Un viaje, aunque sea una escapada cercana, resulta un remedio gratificante contra la opresiva presencia de los aspectos más negativos de la actualidad, que hace que ver cualquier informativo se convierta en un acto de masoquismo. Alguna vez podría analizarse de verdad y sin apriorismos la actitud de los medios y su responsabilidad en el estado del espíritu social. Pero ahora hace sol y tan solo se oye el murmullo de un río. Sentado en un muro ante la torre del castillo de Valencia de Don Juan, con la vega del Esla a los pies, este viajero piensa en todo eso y en cómo esta localidad, a la que tantos asturianos vinieron a vivir sus veranos, hasta hacer de ella su particular Benidorm, ha sabido sacar provecho de sus atractivos y potenciarlos para convertirlos en uno de sus pilares económicos. Entre la potente evocación histórica y las posibilidades que le brinda su entorno natural, la vieja Coyanza resulta un buen lugar para el que busque vivir un tiempo de veraneo plácido y satisfactorio en su misma sencillez.
Esta es tierra de mantecados, que le parecen a uno cosa de poca sustancia para las dos de la tarde, pero también de cocido maragato, que eso ya tiene más enjundia. Podría tomarlo en cualquiera de los restaurantes especializados de la ciudad, que buena fama tienen, pero prefiere acercarse a Castrillo de los Polvazares, donde satisface bien su antojo. Luego vagabundea por el pueblo para conocer un lugar rescatado del amargo fin que le esperaba. Castrillo es hermoso y, salvo en los días festivos, callado.

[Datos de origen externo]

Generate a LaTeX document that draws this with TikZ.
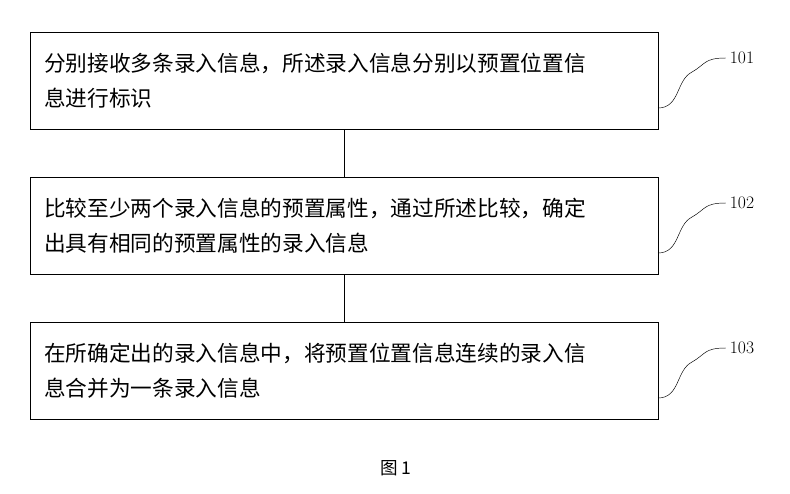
\documentclass[tikz,border=0pt]{standalone}
\usepackage{fontspec}
\newfontfamily\cjk{Noto Sans CJK SC}
\usetikzlibrary{positioning}
\begin{document}
\begin{tikzpicture}[x=0.03cm,y=-0.03cm,
  procbox/.style={draw,thick,minimum width=628*0.03cm,minimum height=97*0.03cm,
    text width=600*0.03cm,align=left,font=\cjk\fontsize{18.5}{30}\selectfont},
  tag/.style={font=\fontsize{15}{17}\selectfont}]
\useasboundingbox (0,0) rectangle (790,493);
\node[procbox] (s1) at (344,81) {分别接收多条录入信息，所述录入信息分别以预置位置信\\息进行标识};
\node[procbox] (s2) at (344,226) {比较至少两个录入信息的预置属性，通过所述比较，确定\\出具有相同的预置属性的录入信息};
\node[procbox] (s3) at (344,371) {在所确定出的录入信息中，将预置位置信息连续的录入信\\息合并为一条录入信息};
\draw[thick] (s1) -- (s2);
\draw[thick] (s2) -- (s3);
% labels with wavy leaders
\foreach \n/\y in {1/0,2/145,3/290}{
  \node[tag] (t\n) at (742,58+\y) {10\n};
  \draw (658,108+\y) .. controls (680,108+\y) and (676,80+\y) .. (692,72+\y)
        .. controls (706,64+\y) and (704,58+\y) .. (t\n.west);
}
\node[font=\cjk\fontsize{15}{17}\selectfont] (fig) at (396,468) {图 1};
\end{tikzpicture}
\end{document}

Conserva todo aquello que definió a ese pueblo extraño que fueron los maragatos: sus construcciones en piedra viva, los grandes portones de acceso a los patios interiores por los que entraban los carros, portones en arco o en dintel, generalmente pintados de verde, la fuente y abrevadero para los caballos.
Pasan peregrinos en silencio. En la inmensidad del campo los alborotos de cada día suenan lejanos y ajenos.